MediaJustice

I was sitting in a north loop coffee shop when I heard the news about the school shooting in Connecticut.  “A lone gunman,” the reporter announced, “killed 26 people at an elementary school–including at least 18 children.”   The news was shocking and heart-wrenching, and people in the coffee shop were visibly upset.   Yet listening to the reactions of the individuals, I could not help but reflect on the role the media played in their understanding and reactions.

  • “Public schools aren’t safe, it wouldn’t happen at a well managed charter school.”
  • “It’s not safe to live here anymore.”
  • “This is absolutely about poverty—the shooter had no hope for the future.”
  • “Youth are so angry and irresponsible, where is the good parenting?”

I heard these comments in Chicago—a city with more media outlets than most, and yet those I overheard in that coffee shop demonstrated no significantly greater ability to connect this horrible loss of life to the weak gun control laws that allowed the suspected shooter to buy the assault weapons he used to kill children, teachers, and members of his own family.

Why the disconnect between the social problem of mass shootings and policy solutions that might make us all safer?  Some believe it is because the over-saturation of opinion-based news on the Internet, combined with the increasing relaxation of media ownership rules, shrink the number of official voices whose job it is to report accurately.
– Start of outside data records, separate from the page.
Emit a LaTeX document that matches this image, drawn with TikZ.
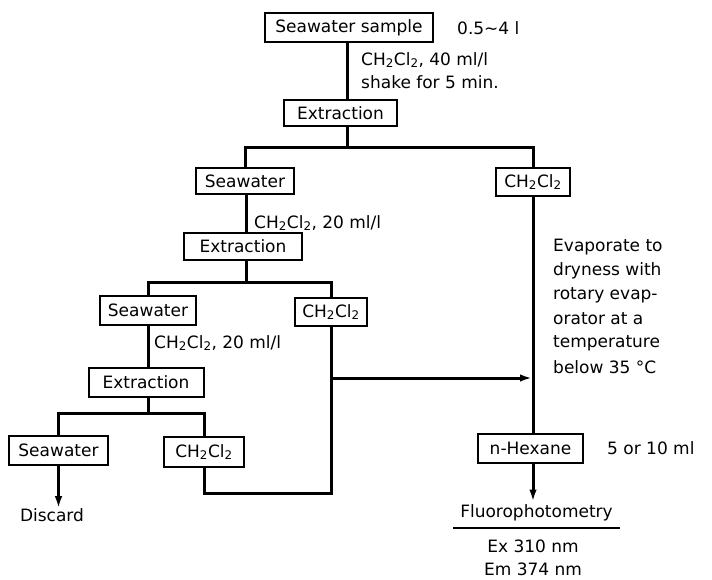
\documentclass[tikz,border=0pt]{standalone}
\usepackage{fontspec}
\setmainfont{DejaVu Sans}
\usetikzlibrary{arrows.meta}
\begin{document}
\begin{tikzpicture}[x=1pt,y=-1pt,
  every node/.style={font=\fontsize{17}{20}\selectfont},
  box/.style={draw, line width=2pt, inner sep=0pt, minimum height=28pt},
  conn/.style={line width=3pt},
  arr/.style={conn, -{Latex[length=12pt,width=7.5pt]}},
  lbl/.style={anchor=west, inner sep=0pt}]
\useasboundingbox (0,0) rectangle (712,579);
% boxes
\node[box, minimum width=168pt, minimum height=29pt] (sample) at (349,27.5) {Seawater sample};
\node[box, minimum width=113pt, minimum height=26pt] (ext1) at (340.5,113) {Extraction};
\node[box, minimum width=98pt, minimum height=26pt] (sw1) at (245,181) {Seawater};
\node[box, minimum width=74pt] (ch1) at (533,182) {CH\textsubscript{2}Cl\textsubscript{2}};
\node[box, minimum width=118pt, minimum height=27pt] (ext2) at (243,246.5) {Extraction};
\node[box, minimum width=96pt, minimum height=29pt] (sw2) at (148,310.5) {Seawater};
\node[box, minimum width=72pt] (ch2) at (331,312) {CH\textsubscript{2}Cl\textsubscript{2}};
\node[box, minimum width=115pt, minimum height=29pt] (ext3) at (146,382.5) {Extraction};
\node[box, minimum width=99pt, minimum height=29pt] (sw3) at (58.5,450.5) {Seawater};
\node[box, minimum width=80pt, minimum height=30pt] (ch3) at (204,452) {CH\textsubscript{2}Cl\textsubscript{2}};
\node[box, minimum width=105pt, minimum height=29pt] (hex) at (530.5,448.5) {n-Hexane};
% texts
\node[inner sep=0pt] (discard) at (52,515) {Discard};
\node[inner sep=0pt] (fluoro) at (536.5,513) {Fluorophotometry};
\node[inner sep=0pt] (ex) at (533,546) {Ex 310 nm};
\node[inner sep=0pt] (em) at (533,569) {Em 374 nm};
\node[lbl] (vol) at (457,28) {0.5∼4 l};
\node[lbl] (l1) at (361,60) {CH\textsubscript{2}Cl\textsubscript{2}, 40 ml/l};
\node[lbl] (l2) at (361,82) {shake for 5 min.};
\node[lbl] (l3) at (254,223) {CH\textsubscript{2}Cl\textsubscript{2}, 20 ml/l};
\node[lbl] (l4) at (154,343) {CH\textsubscript{2}Cl\textsubscript{2}, 20 ml/l};
\node[lbl] (l5) at (607,448) {5 or 10 ml};
\node[lbl] (e1) at (553,247) {Evaporate to};
\node[lbl] (e2) at (553,271) {dryness with};
\node[lbl] (e3) at (553,295) {rotary evap-};
\node[lbl] (e4) at (553,319) {orator at a};
\node[lbl] (e5) at (553,343) {temperature};
\node[lbl] (e6) at (553,367) {below 35 °C};
% junctions
\coordinate (j1) at (347,147);
\coordinate (j2) at (246,282);
\coordinate (j3) at (148,413);
\coordinate (c1) at (331,493);
\coordinate (c2) at (331,378);
% connectors
\draw[conn] (sample.south -| j1) -- (ext1.north -| j1);
\draw[conn] (ext1.south -| j1) -- (j1);
\draw[conn] (sw1.north) |- (j1) -| (ch1.north);
\draw[conn] (sw1.south -| j2) -- (ext2.north -| j2);
\draw[conn] (ext2.south -| j2) -- (j2);
\draw[conn] (sw2.north) |- (j2) -| (ch2.north);
\draw[conn] (sw2.south) -- (sw2.south |- ext3.north);
\draw[conn] (ext3.south -| j3) -- (j3);
\draw[conn] (sw3.north) |- (j3) -| (ch3.north);
\draw[arr] (sw3.south) -- (sw3.south |- discard.north);
\draw[conn] (ch3.south) |- (c1) -- (ch2.south -| c1);
\draw[arr, shorten >=1pt] (c2) -- (c2 -| ch1.south);
\draw[conn] (ch1.south) -- (ch1.south |- hex.north);
\draw[arr, shorten >=3pt] (hex.south -| ch1.south) -- (fluoro.north -| ch1.south);
\draw[line width=1.5pt] ([xshift=-7pt,yshift=-6.5pt]fluoro.south west) -- ([xshift=7pt,yshift=-6.5pt]fluoro.south east);
\end{tikzpicture}
\end{document}
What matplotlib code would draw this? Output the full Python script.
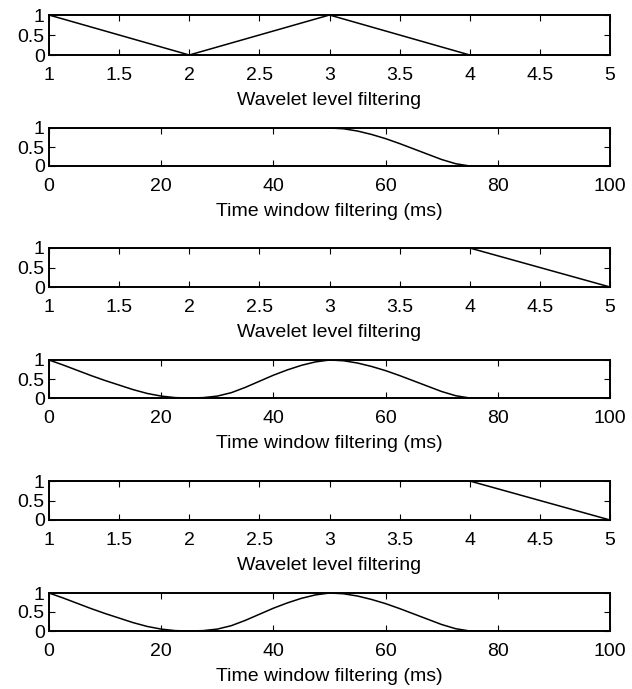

In fact, right now, the Federal Communications Commission is considering further relaxing media ownership rules, which would allow Rupert Murdoch to expand his News Corp’s journalism empire by buying The Chicago Tribune—the dominant paper in the same city where he already owns TV stations.  The result would be an inevitable limiting of both ownership and coverage.

When our children are suffering on both sides of assault weapons, it is a moral failure to deny us the most diverse media possible.

The health and safety of our communities rely on a diverse media.  Media portrayals are part of a complex interplay of opinion, fact, credibility and conventional wisdom that helps to construct our worldview, and give rise to the rules that we live by.  In a city like Chicago, where much of the media coverage demonizes public education, warns of a youth violence epidemic, and links poverty to homicide it’s not surprising that the average person would come to these conclusions, despite the fact that mass shootings are less likely to occur in urban centers, and are more linked to mental health and the unfettered availability of assault weapons

In the coming weeks the shooting at Sandy Hook Elementary will be mourned and deconstructed publicly and privately.  These conversations—particularly the public ones—will be marked by “competing ideas” of what happened and why.  The answers will help to set an agenda, validate or invalidate a set of issues, and ultimately shape both public opinion and the character of local, state and federal laws and regulations related to gun violence.   When too few people own too much media, its not only unhealthy, it creates a level of control over a public narrative and a collective memory that is incomplete, inaccurate and dangerous.

To the coffee shop patrons–public schools are not to blame, and charter schools are not the solution.  Global judgments about parenting are not helpful—nor are they an appropriate touchstone for designing public policy.  Poverty is a systemic and oppressive force—but the 16.4 million children who live in poverty are not potential “shooters.”  And finally, media bias related to public safety should be interrogated in a thoughtful and contextualized way.   

Along with others, my thoughts and condolences are with the many people who lost loved ones in today’s shooting.  And as I reflect on President Obama’s call for us to take “meaningful action” I will be working to ensure that we have the healthy and robust media system we need—one that fosters a healthier and stronger democracy, and improves the quality of life for all.

 

Join us!

At the Center for Media Justice we often say “the right to communication should belong to everyone.”  As we move forward from today’s devastating news, we invite you to share your thoughts about the type of public messaging our country needs, and the ways in which we can use these messages to shape the kind of democracy that we both want and need.

Here are our ideas, what are yours?

  1. We are connected, our fates are linked.  What happened at Sandy Brook Elementary is a horrible, preventable tragedy.  Our hearts and prayers are with the victims, the survivors, and their families.
  2. This tragedy goes beyond partisan politics straight to the common sense policies we need to keep our children and communities safe.
  3. Government has a role to play in preventing these kinds of tragedies, both by controlling the sale of guns and by regulating and resourcing an expansive media diversity that allows for more than episodic coverage of such a horrible assault.